Suozzi, Mangano talk future vision

Dan Glaun

County Executive candidates Tom Suozzi (D-Glen Cove) and Edward Mangano (R-Bethpage) fielded questions from non-profit administrators, media professionals and business leaders at a Fair Media Council forum Friday, laying out their competing visions for Nassau County in advance of the Nov. 5 elections.

The forum, tightly moderated by Fair Media Council Executive Director Jaci Clement, emphasized policy above political attacks. The candidates spoke separately and were prohibited from directly criticizing each other, though that did not stop Mangano and Suozzi from launching the occasional jab.

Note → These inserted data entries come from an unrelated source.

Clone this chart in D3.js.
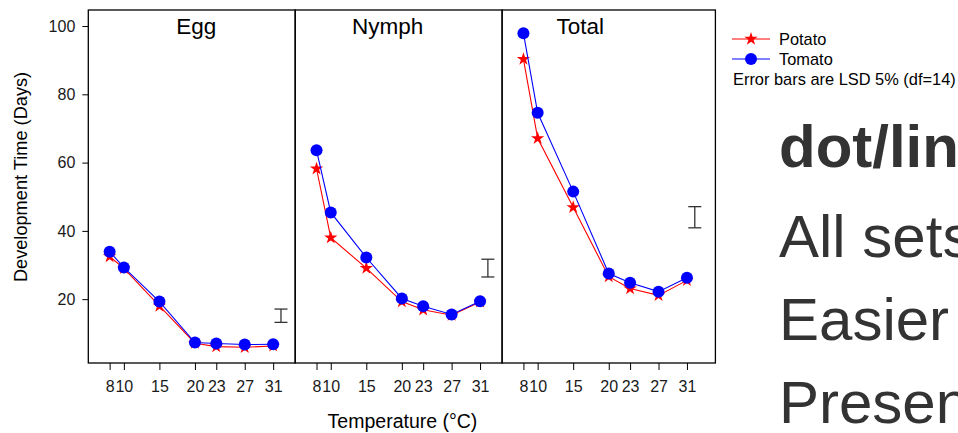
<!DOCTYPE html>
<html>
<head>
<meta charset="utf-8">
<script src="https://cdn.jsdelivr.net/npm/d3@7"></script>
<style>
  html, body { margin: 0; padding: 0; background: #fff; overflow: hidden; }
  svg { display: block; font-family: "Liberation Sans", Arial, sans-serif; }
</style>
</head>
<body>
<div id="vis"></div>
<script>
// ── Data ──────────────────────────────────────────────────────────────
const temps = [8, 10, 15, 20, 23, 27, 31];
const stages = ["Egg", "Nymph", "Total"];

const potatoEgg   = [32.5, 29.0, 18.0, 7.1, 6.1, 5.9, 6.3];
const tomatoEgg   = [33.9, 29.3, 19.3, 7.3, 7.0, 6.7, 6.8];
const potatoNymph = [58.2, 38.0, 29.1, 19.3, 16.9, 15.3, 19.2];
const tomatoNymph = [63.6, 45.4, 32.2, 20.2, 17.9, 15.5, 19.4];
const potatoTotal = [90.3, 67.1, 46.9, 26.6, 23.1, 21.1, 25.5];
const tomatoTotal = [97.9, 74.6, 51.5, 27.5, 24.8, 22.2, 26.3];

// LSD bars: [low, high] per stage
const lsdBars = [[13.2, 17.1], [26.5, 31.7], [40.9, 47.1]];
const yTicks = [20, 40, 60, 80, 100];

const bigLines = ["dot/line charts", "All sets of data", "Easier to compare", "Presentation"];

// ── Layout ────────────────────────────────────────────────────────────
const W = 958, H = 433;
const yTop = 10, yBottom = 363;
const pxPerDeg = 7.11;
const xMin = 5;
const xMax = [34.1, 34.1, 35];
const panelLeft = [88.3];
xMax.forEach((m, i) => { if (i > 0) panelLeft.push(panelLeft[i - 1] + (xMax[i - 1] - xMin) * pxPerDeg); });

const svg = d3.select("#vis").append("svg").attr("width", W).attr("height", H);

const y = d3.scaleLinear().domain([1.3, 104.7]).range([yBottom, yTop]);

const series = [
  { name: "Potato", color: "#ff0000", shape: "star", data: [potatoEgg, potatoNymph, potatoTotal] },
  { name: "Tomato", color: "#0000ff", shape: "dot",  data: [tomatoEgg, tomatoNymph, tomatoTotal] },
];

const starPath = d3.symbol().type(d3.symbolStar).size(55)();

function marker(g, shape, color, cx, cy) {
  if (shape === "star") {
    g.append("path").attr("d", starPath).attr("fill", color)
      .attr("transform", `translate(${cx},${cy})`);
  } else {
    g.append("circle").attr("cx", cx).attr("cy", cy).attr("r", 6).attr("fill", color);
  }
}

// ── Panels ────────────────────────────────────────────────────────────
stages.forEach((st, i) => {
  const x0 = panelLeft[i];
  const x1 = x0 + (xMax[i] - xMin) * pxPerDeg;
  const x = d3.scaleLinear().domain([xMin, xMax[i]]).range([x0, x1]);
  const g = svg.append("g");

  // bottom axis
  const ax = g.append("g").attr("transform", `translate(0,${yBottom})`)
    .call(d3.axisBottom(x).tickValues(temps).tickSize(7).tickPadding(11).tickSizeOuter(0));
  ax.select(".domain").remove();
  ax.selectAll("line").attr("stroke", "#000");
  ax.selectAll("text").attr("font-size", 16).attr("fill", "#1a1a1a")
    .attr("font-family", "Liberation Sans, Arial, sans-serif");

  // title
  const titleX = [20.2, 18, 16][i];
  g.append("text").attr("x", x(titleX)).attr("y", yTop + 24)
    .attr("text-anchor", "middle").attr("font-size", 22.5).attr("fill", "#000").text(st);

  // series
  series.forEach(s => {
    const vals = s.data[i];
    const line = d3.line().x((d, j) => x(temps[j])).y(d => y(d));
    g.append("path").datum(vals).attr("d", line)
      .attr("fill", "none").attr("stroke", s.color).attr("stroke-width", 1.1);
    vals.forEach((v, j) => marker(g, s.shape, s.color, x(temps[j]), y(v)));
  });

  // LSD bar
  const [lo, hi] = lsdBars[i];
  const bx = x(32.1);
  const eb = g.append("g").attr("stroke", "#333").attr("stroke-width", 1.3);
  eb.append("line").attr("x1", bx).attr("x2", bx).attr("y1", y(lo)).attr("y2", y(hi));
  eb.append("line").attr("x1", bx - 6.5).attr("x2", bx + 6.5).attr("y1", y(lo)).attr("y2", y(lo));
  eb.append("line").attr("x1", bx - 6.5).attr("x2", bx + 6.5).attr("y1", y(hi)).attr("y2", y(hi));

  // frame
  g.append("rect").attr("x", x0).attr("y", yTop).attr("width", x1 - x0).attr("height", yBottom - yTop)
    .attr("fill", "none").attr("stroke", "#000").attr("stroke-width", 1.3);
});

// ── Y axis ────────────────────────────────────────────────────────────
const ay = svg.append("g").attr("transform", `translate(${panelLeft[0]},0)`)
  .call(d3.axisLeft(y).tickValues(yTicks).tickSize(6).tickPadding(7).tickSizeOuter(0));
ay.select(".domain").remove();
ay.selectAll("line").attr("stroke", "#000");
ay.selectAll("text").attr("font-size", 16).attr("fill", "#1a1a1a")
  .attr("font-family", "Liberation Sans, Arial, sans-serif");

svg.append("text").attr("transform", "translate(27,177) rotate(-90)")
  .attr("text-anchor", "middle").attr("font-size", 18.2).attr("fill", "#000")
  .text("Development Time (Days)");

svg.append("text").attr("x", 402.5).attr("y", 428)
  .attr("text-anchor", "middle").attr("font-size", 19.5).attr("fill", "#000")
  .text("Temperature (°C)");

// ── Legend ────────────────────────────────────────────────────────────
const lg = svg.append("g");
series.forEach((s, i) => {
  const ly = 39 + i * 20;
  lg.append("line").attr("x1", 732).attr("x2", 770).attr("y1", ly).attr("y2", ly)
    .attr("stroke", s.color).attr("stroke-width", 1.1);
  marker(lg, s.shape, s.color, 751, ly);
  lg.append("text").attr("x", 779).attr("y", ly + 6).attr("font-size", 16.4).attr("fill", "#000").text(s.name);
});
lg.append("text").attr("x", 733).attr("y", 85).attr("font-size", 16.4).attr("fill", "#000")
  .text("Error bars are LSD 5% (df=14)");

// ── Slide text ────────────────────────────────────────────────────────
bigLines.forEach((t, i) => {
  svg.append("text").attr("x", 779).attr("y", [167, 257, 340, 423][i])
    .attr("font-size", 60).attr("font-weight", i === 0 ? 700 : 400)
    .attr("fill", "#333").text(t);
});
</script>
</body>
</html>
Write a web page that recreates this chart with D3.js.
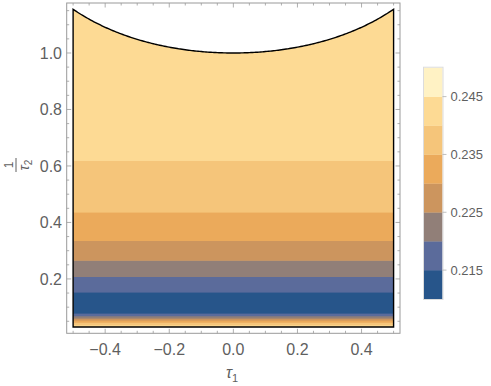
<!DOCTYPE html>
<html><head><meta charset="utf-8">
<script src="https://cdn.jsdelivr.net/npm/d3@7"></script>
<style>body{margin:0;background:#fff;} svg{display:block;}</style>
</head><body>
<svg id="chart" width="491" height="386"></svg>
<script>
// ---- data ----
const levels = [0.21, 0.215, 0.22, 0.225, 0.23, 0.235, 0.24, 0.245, 0.25];
const bandColors = ["#27558A","#5B6B9B","#917F78","#CC955E","#EBAA5B","#F5C57A","#FDDA94","#FFF2C4"];
// horizontal contour bands (value depends on 1/tau2 only)
const bandLower = [0.030, 0.0369, 0.0457, 0.0535, 0.0606, 0.0688, 0.0783, 0.1527, 0.2079, 0.2653, 0.3354, 0.4359, 0.6193];
const bandUpper = [0.0369, 0.0457, 0.0535, 0.0606, 0.0688, 0.0783, 0.1527, 0.2079, 0.2653, 0.3354, 0.4359, 0.6193, 1.20];
const bandLevel = [0.24, 0.235, 0.23, 0.225, 0.22, 0.215, 0.21, 0.215, 0.22, 0.225, 0.23, 0.235, 0.24];
const xTicks = [-0.4, -0.2, 0.0, 0.2, 0.4];
const yTicks = [0.2, 0.4, 0.6, 0.8, 1.0];
const cbTicks = [0.215, 0.225, 0.235, 0.245];
const regionX = [-0.5, 0.5];
const regionYMin = 0.03;

// ---- scales ----
const svg = d3.select("#chart");
const x = d3.scaleLinear([-0.52, 0.52], [66.7, 400]);
const y = d3.scaleLinear([0.0075, 1.177], [333.3, 3]);
const color = d3.scaleThreshold().domain(levels.slice(1, -1)).range(bandColors);

// region: |tau| >= 1, |tau1| <= 1/2  => 1/tau2 <= 1/sqrt(1 - tau1^2)
const topCurve = d3.range(0, 201).map(i => {
  const t = regionX[0] + (regionX[1] - regionX[0]) * i / 200;
  return [t, 1 / Math.sqrt(1 - t * t)];
});
const regionPts = [[regionX[0], regionYMin], ...topCurve, [regionX[1], regionYMin]];
const line = d3.line().x(d => x(d[0])).y(d => y(d[1]));
const regionPath = line(regionPts) + "Z";

svg.append("clipPath").attr("id", "reg").append("path").attr("d", regionPath);

const gBands = svg.append("g").attr("clip-path", "url(#reg)");
gBands.selectAll("rect").data(bandLevel).join("rect")
  .attr("x", x(regionX[0]))
  .attr("width", x(regionX[1]) - x(regionX[0]))
  .attr("y", (d, i) => y(bandUpper[i]) - 0.3)
  .attr("height", (d, i) => y(bandLower[i]) - y(bandUpper[i]) + 0.6)
  .attr("fill", d => color(d + 0.001));

svg.append("path").attr("d", regionPath)
  .attr("fill", "none").attr("stroke", "#000").attr("stroke-width", 1.4)
  .attr("stroke-linejoin", "miter");

// ---- frame ----
const fc = "#9a9a9a";
const [fx0, fx1] = x.range(), [fy0, fy1] = [y.range()[1], y.range()[0]];
svg.append("rect").attr("x", fx0).attr("y", fy0).attr("width", fx1 - fx0).attr("height", fy1 - fy0)
  .attr("fill", "none").attr("stroke", fc).attr("stroke-width", 1);

const xMinor = d3.range(-50, 51, 5).map(v => v / 100).filter(v => !xTicks.some(t => Math.abs(t - v) < 1e-6));
const yMinor = d3.range(1, 24).map(v => v * 0.05).filter(v => !yTicks.some(t => Math.abs(t - v) < 1e-6));
const tg = svg.append("g").attr("stroke", fc).attr("stroke-width", 0.8);
function xt(vals, len) {
  vals.forEach(v => {
    tg.append("line").attr("x1", x(v)).attr("x2", x(v)).attr("y1", fy1).attr("y2", fy1 - len);
    tg.append("line").attr("x1", x(v)).attr("x2", x(v)).attr("y1", fy0).attr("y2", fy0 + len);
  });
}
function yt(vals, len) {
  vals.forEach(v => {
    tg.append("line").attr("y1", y(v)).attr("y2", y(v)).attr("x1", fx0).attr("x2", fx0 + len);
    tg.append("line").attr("y1", y(v)).attr("y2", y(v)).attr("x1", fx1).attr("x2", fx1 - len);
  });
}
xt(xTicks, 4.5); xt(xMinor, 2.5); yt(yTicks, 4.5); yt(yMinor, 2.5);

const fmt = d3.format(".1f");
const labCol = "#5f5f5f";
const font = "'Liberation Sans', Arial, sans-serif";
svg.append("g").selectAll("text").data(xTicks).join("text")
  .attr("x", d => x(d)).attr("y", 355).attr("text-anchor", "middle")
  .attr("font-family", font).attr("font-size", 16).attr("fill", labCol)
  .text(d => fmt(d));
svg.append("g").selectAll("text").data(yTicks).join("text")
  .attr("x", 62).attr("y", d => y(d)).attr("dy", "0.35em").attr("text-anchor", "end")
  .attr("font-family", font).attr("font-size", 16).attr("fill", labCol)
  .text(d => fmt(d));

// axis labels
const xl = svg.append("text").attr("x", 232).attr("y", 378).attr("text-anchor", "middle")
  .attr("font-family", font).attr("font-size", 16).attr("fill", labCol);
xl.append("tspan").attr("font-style", "italic").text("τ");
xl.append("tspan").attr("font-size", 11).attr("dy", 4).text("1");

const yl = svg.append("g").attr("transform", "translate(16,165) rotate(-90)");
yl.append("text").attr("x", 0).attr("y", -3).attr("text-anchor", "middle")
  .attr("font-family", font).attr("font-size", 12).attr("fill", labCol).text("1");
yl.append("line").attr("x1", -7).attr("x2", 7).attr("y1", 0).attr("y2", 0)
  .attr("stroke", labCol).attr("stroke-width", 1);
const yt2 = yl.append("text").attr("x", 0).attr("y", 13).attr("text-anchor", "middle")
  .attr("font-family", font).attr("font-size", 14).attr("fill", labCol);
yt2.append("tspan").attr("font-style", "italic").text("τ");
yt2.append("tspan").attr("font-size", 10).attr("dy", 3).text("2");

// ---- colorbar ----
const cb = d3.scaleLinear([levels[0], levels[levels.length - 1]], [299, 67.7]);
const cbX = 424, cbW = 18.5;
const cbg = svg.append("g");
cbg.selectAll("rect").data(bandColors).join("rect")
  .attr("x", cbX).attr("width", cbW)
  .attr("y", (d, i) => cb(levels[i + 1]))
  .attr("height", (d, i) => cb(levels[i]) - cb(levels[i + 1]) + 0.3)
  .attr("fill", d => d);
cbg.append("rect").attr("x", cbX - 0.5).attr("y", cb(levels[levels.length - 1]) - 0.5)
  .attr("width", cbW + 1).attr("height", cb(levels[0]) - cb(levels[levels.length - 1]) + 1)
  .attr("fill", "none").attr("stroke", "#dcdcdc").attr("stroke-width", 1);
cbg.selectAll("line").data(cbTicks).join("line")
  .attr("x1", cbX + cbW).attr("x2", cbX + cbW + 4)
  .attr("y1", d => cb(d)).attr("y2", d => cb(d))
  .attr("stroke", "#b0b0b0").attr("stroke-width", 0.8);
cbg.selectAll("text").data(cbTicks).join("text")
  .attr("x", 450.5).attr("y", d => cb(d)).attr("dy", "0.35em")
  .attr("font-family", font).attr("font-size", 13).attr("fill", labCol)
  .text(d => d3.format(".3f")(d));
</script>
</body></html>
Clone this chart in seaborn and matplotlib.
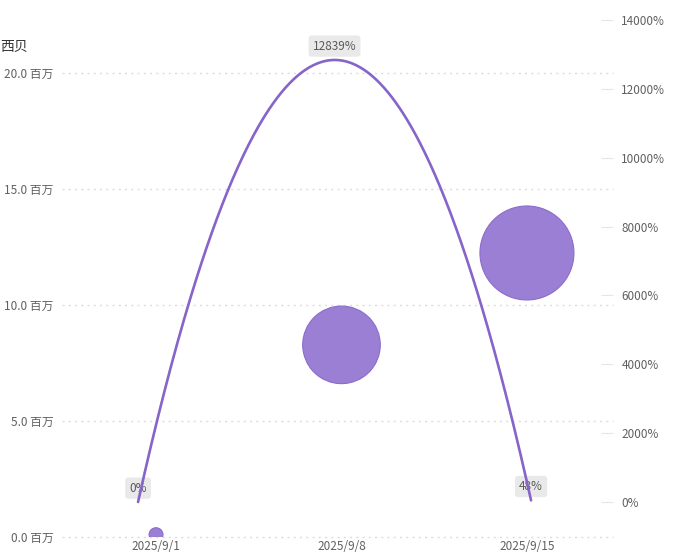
import numpy as np
import pandas as pd
import matplotlib
matplotlib.use("Agg")
import matplotlib.pyplot as plt
import seaborn as sns

dates = ["2025/9/1", "2025/9/8", "2025/9/15"]
sales_million = [0.1, 8.28, 12.24]
growth_pct = [0, 12839, 48]
growth_labels = ["0%", "12839%", "48%"]
left_ticks = [0, 5, 10, 15, 20]
right_ticks = [0, 2000, 4000, 6000, 8000, 10000, 12000, 14000]
series_name = "西贝"

sns.set_theme(style="white")
plt.rcParams["font.family"] = ["Noto Sans CJK SC", "DejaVu Sans"]

W, H = 677, 558
fig = plt.figure(figsize=(W / 100, H / 100), dpi=100)
L, R, T, B = 62, 613, 20, 537
rect = [L / W, 1 - B / H, (R - L) / W, (B - T) / H]
ax = fig.add_axes(rect)
ax2 = fig.add_axes(rect, frameon=False)

bubble_fill = "#9b7fd4"
bubble_edge = "#8a6ccb"
line_color = "#8764c9"
tick_color = "#606060"

df = pd.DataFrame({"x": np.arange(len(dates)), "sales": sales_million})
sns.scatterplot(data=df, x="x", y="sales", size="sales", sizes=(100, 4580),
                color=bubble_fill, edgecolor=bubble_edge, linewidth=0.8,
                legend=False, ax=ax, zorder=3)

ax.set_xlim(-0.507, 2.464)
ax.set_ylim(0, 22.28)
ax.set_xticks(range(len(dates)))
ax.set_xticklabels(dates)
ax.set_yticks(left_ticks)
ax.set_yticklabels([f"{v:.1f} 百万" for v in left_ticks])
ax.set_xlabel("")
ax.set_ylabel("")
for s in ax.spines.values():
    s.set_visible(False)
ax.grid(axis="y", color="#dcdcdc", linestyle=(0, (1.5, 3)), linewidth=1)
ax.grid(axis="x", visible=False)
for gl in ax.get_ygridlines():
    gl.set_clip_on(False)
ax.tick_params(axis="both", length=0, labelsize=8.5, labelcolor=tick_color, pad=6)
ax.tick_params(axis="x", pad=2)

# smooth line on its own axes
xs = np.arange(len(dates))
xf = np.linspace(xs[0], xs[-1], 300)
poly = np.polyfit(xs, growth_pct, len(xs) - 1)
sns.lineplot(x=xf, y=np.polyval(poly, xf), color=line_color, linewidth=1.9,
             ax=ax2, zorder=5)
ax2.set_xlim(-0.387, 2.417)
ax2.set_ylim(-1016, 14000)
ax2.set_xticks([])
ax2.yaxis.tick_right()
ax2.set_yticks(right_ticks)
ax2.set_yticklabels([f"{v}%" for v in right_ticks])
ax2.tick_params(axis="y", length=9, width=0.8, color="#e6e6e6", direction="in",
                labelsize=8.5, labelcolor=tick_color, pad=6)
ax2.set_xlabel("")
ax2.set_ylabel("")
for x, v, lab in zip(xs, growth_pct, growth_labels):
    ax2.annotate(lab, (x, v), xytext=(0, 10), textcoords="offset points",
                 ha="center", va="center", fontsize=8.5, color="#5a5a5a", zorder=2,
                 bbox=dict(boxstyle="round,pad=0.35,rounding_size=0.25",
                           fc="#e9e9e9", ec="none"))

fig.text(0, 1 - 47 / H, series_name, fontsize=10, color="#333333",
         ha="left", va="center")

fig.savefig("out.png", dpi=100)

Suozzi, the former county executive who was narrowly defeated by Mangano in 2009, said his priority in office would be to grow Nassau’s economy and tax base by promoting transit-oriented development that could attract young professionals back to the suburbs.

“We need to star thinking of ourselves as the powerful economic and demographic engine,” Suozzi said. “My whole campaign is about the future of Nassau County.”

And Mangano, the incumbent, argued that his commitment to holding the line on property tax increases had spurred economic growth and made Nassau County a friendlier climate for business.

“I thought a different approach to government was warranted,” Mangano said. “I ran on that approach and pledges, and those were fulfilled.”

Suozzi emphasized the central plank of his economic platform – a Race-to-the-Top style competition that would provide federal grant funds to Nassau County communities to help them rezone and redevelop the downtowns. 

Suozzi said he had learned from the failures of a his top-down approach during his first term in office, and would seek to work with willing communities to spur growth and demonstrate the benefits of mixed-use development to other parts of the county.

“We’re not going to make it unless we grow,” Suozzi said.

Mangano touted his administration’s program of converting vacant office buildings into apartments, portraying his policies as proven and Suozzi’s as untested.

“Many people have visions and great ideas, but at the end of the day you have to have accomplishment,” Mangano said. “Many people talk about transit-oriented development but haven’t achieved it.”

Suozzi also acknowledged that he lost focus on Nassau in his second term, when he undertook an unsuccessful run for governor and ran an lethargic campaign for re-election in 2009. 

This year, Suozzi said, he has pledged to serve out a full term and is completely committed to improving Nassau.

“That would be a great life accomplishment for me,” Suozzi said.

The candidates also laid out differing takes on plans to redevelop the Nassau Veterans Memorial Coliseum. 

A development group headed by Bruce Ratner, whose Barclays Center arena will house the New York Islanders after they depart from the Coliseum in 2015, was selected by the county to launch a $229 million revamp of the aging venue and enter a revenue sharing agreement with Nassau.

Suozzi said that though he will work with Ratner should win office, the plan does not sufficiently develop the surrounding Nassau Hub and that Ratner’s involvement should draw skepticism given his ties to a potentially competing arena in Brooklyn.

“It’s not as ambitious as it should be,” Suozzi said.

But Mangano touted the deal as a signature economic achievement, saying it would boost Nassau’s economy and bring in millions in revenues for the county will all the expenses being borne by private investors.

“The economics of the deal is probably the best in the nation,” Mangano said.